Alta-Aurelia moves football games and track meets to Aurelia
Friday nights and spring track meets are shifting to Aurelia, moving crowd traffic, concession money and hometown pride with them.

The Friday-night crowd that once split its time between Alta and Aurelia will now head to one place. Alta-Aurelia is moving future high school football games and track meets to Aurelia, a change Superintendent Denny Olhausen said followed months of discussion and a packed board meeting Monday night.
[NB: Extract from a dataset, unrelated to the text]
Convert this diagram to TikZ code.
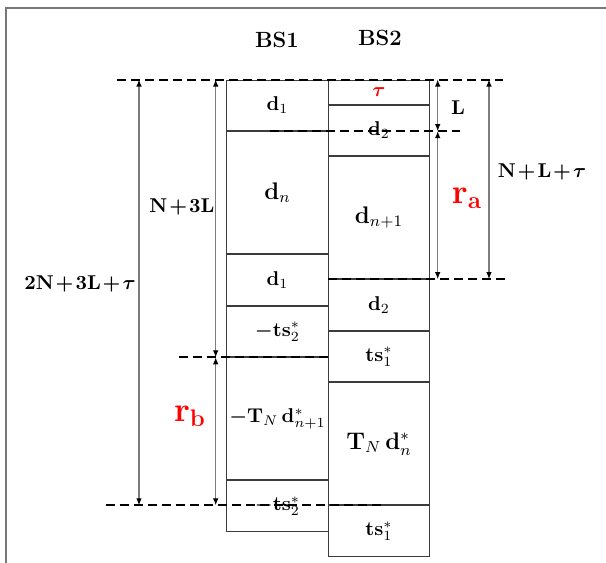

The decision reaches far beyond where the scoreboard lights up. It changes travel for athletes and families, reroutes concession sales and booster dollars, and puts more of the district’s most visible events at a field that Olhausen said offers stronger bleacher seating, locker-room access and storm-shelter facilities. He also pointed to a key ownership difference: the Aurelia field is district-owned, while Alta’s field belongs to the city.
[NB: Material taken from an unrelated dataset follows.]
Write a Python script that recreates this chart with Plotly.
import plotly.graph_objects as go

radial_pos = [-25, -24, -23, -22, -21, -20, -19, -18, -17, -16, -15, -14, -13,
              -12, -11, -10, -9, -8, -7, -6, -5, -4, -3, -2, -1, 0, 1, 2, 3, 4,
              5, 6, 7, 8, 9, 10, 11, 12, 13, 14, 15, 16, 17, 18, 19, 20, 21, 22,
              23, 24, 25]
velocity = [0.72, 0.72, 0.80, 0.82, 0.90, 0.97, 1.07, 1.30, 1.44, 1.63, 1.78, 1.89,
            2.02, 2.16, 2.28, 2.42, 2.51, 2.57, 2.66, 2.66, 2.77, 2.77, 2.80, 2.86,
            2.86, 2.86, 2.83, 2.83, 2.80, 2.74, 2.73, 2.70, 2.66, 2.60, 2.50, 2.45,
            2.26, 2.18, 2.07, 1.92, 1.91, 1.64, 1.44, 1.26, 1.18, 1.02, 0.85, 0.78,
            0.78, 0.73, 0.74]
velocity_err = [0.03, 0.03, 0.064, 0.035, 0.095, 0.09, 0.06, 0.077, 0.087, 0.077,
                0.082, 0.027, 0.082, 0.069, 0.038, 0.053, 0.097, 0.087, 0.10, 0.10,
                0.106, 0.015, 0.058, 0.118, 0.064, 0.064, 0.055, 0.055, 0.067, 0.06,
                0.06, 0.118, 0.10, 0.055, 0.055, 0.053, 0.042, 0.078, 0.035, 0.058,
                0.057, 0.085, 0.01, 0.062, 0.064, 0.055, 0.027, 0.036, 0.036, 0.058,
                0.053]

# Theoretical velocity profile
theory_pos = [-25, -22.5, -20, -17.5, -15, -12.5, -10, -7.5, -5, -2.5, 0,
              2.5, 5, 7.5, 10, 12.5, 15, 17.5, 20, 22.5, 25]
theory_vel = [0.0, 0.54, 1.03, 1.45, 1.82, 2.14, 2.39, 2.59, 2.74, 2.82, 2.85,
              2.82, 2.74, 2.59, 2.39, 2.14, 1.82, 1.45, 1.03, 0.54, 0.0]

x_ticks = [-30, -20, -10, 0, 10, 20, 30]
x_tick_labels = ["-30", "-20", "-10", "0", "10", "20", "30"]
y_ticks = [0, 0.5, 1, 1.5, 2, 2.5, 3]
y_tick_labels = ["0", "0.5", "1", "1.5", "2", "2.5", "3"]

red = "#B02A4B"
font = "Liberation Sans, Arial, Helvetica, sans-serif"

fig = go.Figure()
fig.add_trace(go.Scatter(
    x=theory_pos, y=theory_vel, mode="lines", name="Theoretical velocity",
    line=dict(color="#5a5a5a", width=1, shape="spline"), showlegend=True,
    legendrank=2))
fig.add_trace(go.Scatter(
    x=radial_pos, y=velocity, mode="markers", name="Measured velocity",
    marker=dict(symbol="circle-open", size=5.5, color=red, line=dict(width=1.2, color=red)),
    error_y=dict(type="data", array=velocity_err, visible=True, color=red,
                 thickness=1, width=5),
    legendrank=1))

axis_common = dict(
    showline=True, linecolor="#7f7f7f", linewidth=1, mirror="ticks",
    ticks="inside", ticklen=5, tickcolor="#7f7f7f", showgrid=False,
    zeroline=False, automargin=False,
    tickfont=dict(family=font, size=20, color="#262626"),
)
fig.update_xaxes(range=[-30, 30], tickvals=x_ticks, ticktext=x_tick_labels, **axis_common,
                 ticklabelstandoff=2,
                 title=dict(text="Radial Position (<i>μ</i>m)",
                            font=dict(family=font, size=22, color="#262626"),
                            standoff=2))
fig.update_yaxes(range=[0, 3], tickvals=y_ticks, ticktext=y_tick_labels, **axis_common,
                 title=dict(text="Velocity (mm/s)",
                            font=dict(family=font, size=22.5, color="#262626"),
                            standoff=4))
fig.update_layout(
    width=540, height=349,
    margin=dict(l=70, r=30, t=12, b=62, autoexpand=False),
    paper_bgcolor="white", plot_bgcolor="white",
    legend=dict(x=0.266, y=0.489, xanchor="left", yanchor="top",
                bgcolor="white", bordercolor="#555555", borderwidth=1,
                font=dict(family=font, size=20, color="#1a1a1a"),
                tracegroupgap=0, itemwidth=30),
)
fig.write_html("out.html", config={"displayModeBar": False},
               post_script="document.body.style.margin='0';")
For many in the district, the debate has been about more than convenience. Alta and Aurelia first consolidated in 1989-90, then re-consolidated in 2010-11 after an earlier split, and that long shared history has made every facilities decision carry extra weight. A former Alta school secretary captured that tension in January, calling the question “a pride thing for either town” as community members argued over where leftover SAVE dollars from the new athletic complex should land.
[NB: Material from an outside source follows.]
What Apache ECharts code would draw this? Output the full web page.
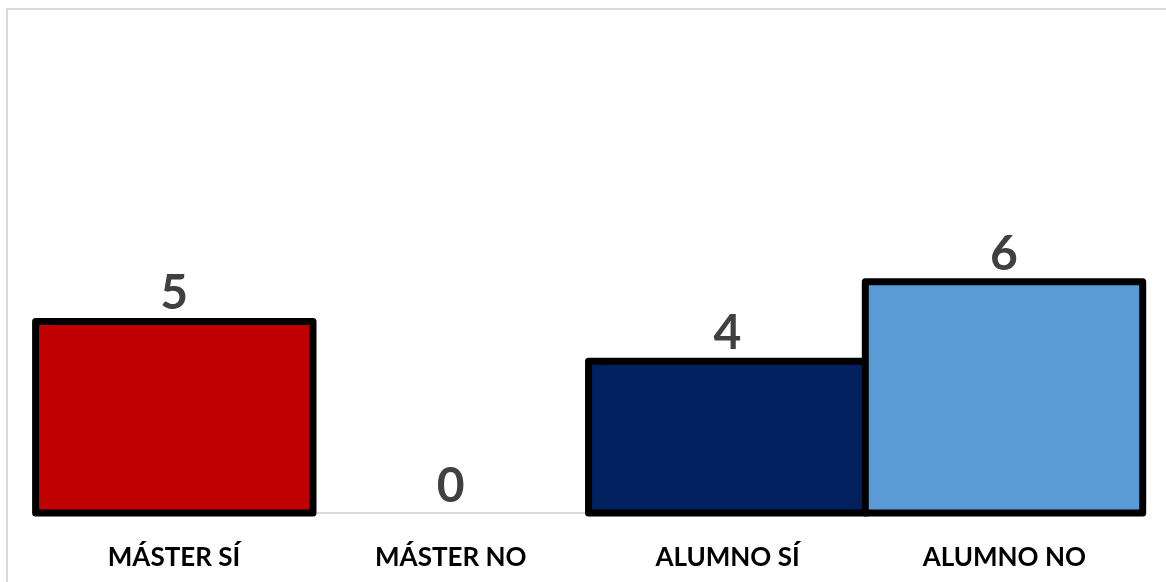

That money fight set the stage for the current shift. The district had bonded against future SAVE revenues for $8.25 million for the projected cost of the new athletic complex, and by February the board had tabled a $2.5 million excess SAVE spending decision after seeing estimates for what it would take to update the football field in either Alta or Aurelia. Beck Engineering landscape architect Mike Cedar presented concepts as the board weighed what kind of investment would make sense in each town.
By March, the discussion had narrowed further. The board agreed that updating the concession stand at the Aurelia football field was the priority, and board member Jayden Van Berkum said the district needed to decide whether it was going to move things. Monday’s vote or decision, as Olhausen described it, made that direction plain: the district is moving ahead with Aurelia as the home for football and track.
The timing matters, too, because the shift lands as spring sports are already underway. The Twin Lakes Conference schedule showed Alta-Aurelia contests active in mid-April, and families who have long treated game nights and meets as part of Alta’s and Aurelia’s separate rhythms will now have to adjust to a more centralized model. For Buena Vista County, the move signals not just a scheduling change, but a stronger claim on Aurelia as the district’s long-term athletic hub.